You could avoid the visited Set but use result to check if a node was visited take O(n) time when Set take O(1) (amortized).

A complete example:

public static void main(String[] args) {

    Node A = new Node("A");
    Node B = new Node("B");
    Node C = new Node("C");
    Node D = new Node("D");
    Node E = new Node("E");
    Node F = new Node("F");
    Node G = new Node("G");

    A.getChildren().addAll(asList(B, D));
    B.getChildren().addAll(asList(C));
    C.getChildren().addAll(asList(F));
    D.getChildren().addAll(asList(B, F, E));
    E.getChildren().addAll(asList(F));
    //F.getChildren().addAll(asList());
    G.getChildren().addAll(asList(F));

    testDFS(F);
    testDFS(G);
    testDFS(A);

}

static class Node {
    private final String label;
    private final List<Node> children;

    Node(String label) {
        this.label = label;
        this.children = new ArrayList<>();
    }

    public String getLabel() {
        return label;
    }

    public List<Node> getChildren() {
        return children;
    }

    @Override
    public int hashCode() {
        return getLabel().hashCode();
    }

    @Override
    public boolean equals(Object obj) {
        if (!(obj instanceof Node))
            return false;
        return getLabel().equals(((Node) obj).getLabel());
    }
}

With output:

From 'F': F
From 'G': G, F
From 'A': A, B, C, F, D, E

If you wish postorder (show first the last visited node) reverse the result list (or add to head, etc.).
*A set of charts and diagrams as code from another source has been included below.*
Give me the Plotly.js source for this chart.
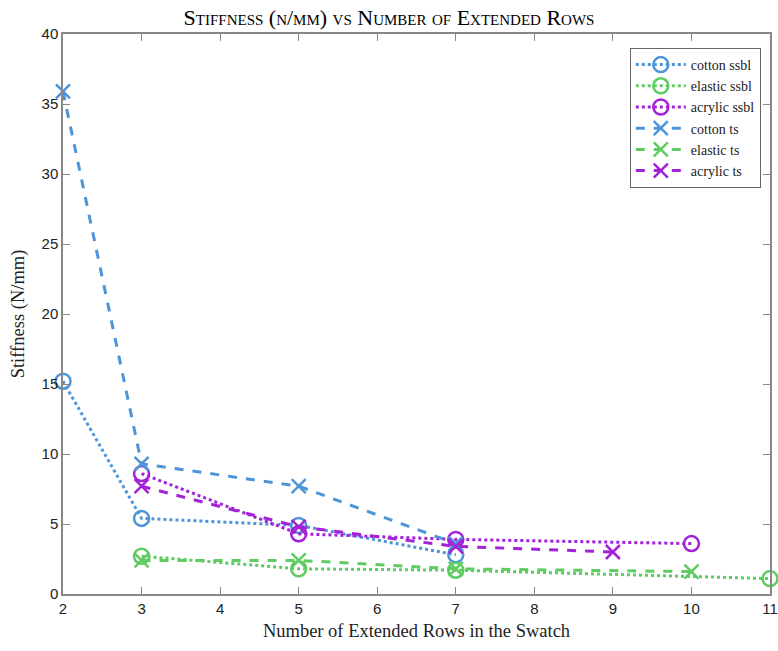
<!DOCTYPE html>
<html><head><meta charset="utf-8">
<script src="https://cdn.plot.ly/plotly-3.0.1.min.js"></script>
<style>body{margin:0;background:#fff}#chart{width:778px;height:651px}</style>
</head><body><div id="chart"></div>
<script>
const cottonSsblX = [2, 3, 5, 7];
const cottonSsblY = [15.2, 5.4, 4.9, 2.8];
const elasticSsblX = [3, 5, 7, 11];
const elasticSsblY = [2.7, 1.8, 1.7, 1.1];
const acrylicSsblX = [3, 5, 7, 10];
const acrylicSsblY = [8.6, 4.3, 3.9, 3.6];
const cottonTsX = [2, 3, 5, 7];
const cottonTsY = [35.9, 9.3, 7.7, 3.6];
const elasticTsX = [3, 5, 7, 10];
const elasticTsY = [2.4, 2.4, 1.8, 1.6];
const acrylicTsX = [3, 5, 7, 9];
const acrylicTsY = [7.7, 4.8, 3.4, 3.0];
const seriesNames = ['cotton ssbl','elastic ssbl','acrylic ssbl','cotton ts','elastic ts','acrylic ts'];

const blue = '#4d95d8', green = '#5fcc62', purple = '#a321d9';
function tr(x, y, name, color, dash, sym) {
  return {x, y, name, type: 'scatter', mode: 'lines+markers', cliponaxis: false,
    line: {color, width: 3, dash},
    marker: {symbol: sym, size: sym === 'circle-open' ? 15 : 14, color, line: {color, width: 2.5}}};
}
const data = [
  tr(cottonSsblX, cottonSsblY, seriesNames[0], blue, 'dot', 'circle-open'),
  tr(elasticSsblX, elasticSsblY, seriesNames[1], green, 'dot', 'circle-open'),
  tr(acrylicSsblX, acrylicSsblY, seriesNames[2], purple, 'dot', 'circle-open'),
  tr(cottonTsX, cottonTsY, seriesNames[3], blue, 'dash', 'x-thin-open'),
  tr(elasticTsX, elasticTsY, seriesNames[4], green, 'dash', 'x-thin-open'),
  tr(acrylicTsX, acrylicTsY, seriesNames[5], purple, 'dash', 'x-thin-open')
];
const serif = 'Liberation Serif, Times New Roman, serif';
const sans = 'Liberation Sans, Arial, sans-serif';
const axisCommon = {showgrid: false, zeroline: false, showline: true, linecolor: '#888', linewidth: 1.5,
  mirror: 'ticks', ticks: 'inside', ticklen: 7, tickcolor: '#888', tickwidth: 1,
  tickfont: {family: sans, size: 15, color: '#222'}};
const layout = {
  width: 778, height: 651,
  margin: {l: 63, r: 8, t: 34, b: 57},
  paper_bgcolor: '#fff', plot_bgcolor: '#fff',
  title: {text: 'Stiffness (n/mm) vs Number of Extended Rows', x: 0.5, xanchor: 'center', y: 0.985, yanchor: 'top',
    font: {family: serif, size: 22, color: '#000', variant: 'small-caps', weight: 'normal'}},
  xaxis: Object.assign({}, axisCommon, {range: [2, 11], tickvals: [2,3,4,5,6,7,8,9,10,11],
    title: {text: 'Number of Extended Rows in the Swatch', font: {family: serif, size: 18.5, color: '#222'}, standoff: 8}}),
  yaxis: Object.assign({}, axisCommon, {range: [0, 40], tickvals: [0,5,10,15,20,25,30,35,40],
    title: {text: 'Stiffness (N/mm)', font: {family: serif, size: 18.5, color: '#222'}, standoff: 12}}),
  legend: {x: 0.987, xanchor: 'right', y: 0.975, yanchor: 'top', bgcolor: '#fff', bordercolor: '#666', borderwidth: 1,
    font: {family: serif, size: 14, color: '#222'}, tracegroupgap: 0, itemwidth: 50},
  showlegend: true
};
Plotly.newPlot('chart', data, layout, {displayModeBar: false});
</script></body></html>
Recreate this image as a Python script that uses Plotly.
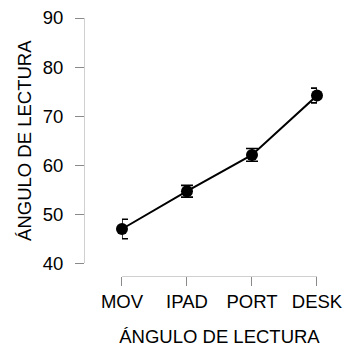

To reverse the children order do not reverse before insert:

static List<Node> DFSreversedPostOrder(Node n) {

    Stack<Node> current = new Stack<>();
    Set<Node> visited = new HashSet<>(); // efficient lookup
    List<Node> result = new ArrayList<>(); // ordered

    current.push(n);

    while(!current.isEmpty()) {
        Node c = current.pop();
        if(!visited.contains(c)) {
            result.add(0, c);
            visited.add(c);
            c.getChildren().forEach(current::push);
        }
    }

    return result;
}

Now, you get CBFEDA:

From 'F': F
From 'G': F, G
From 'A': C, B, F, E, D, A

NOTE you example is wrong since after E node you must visit F not B.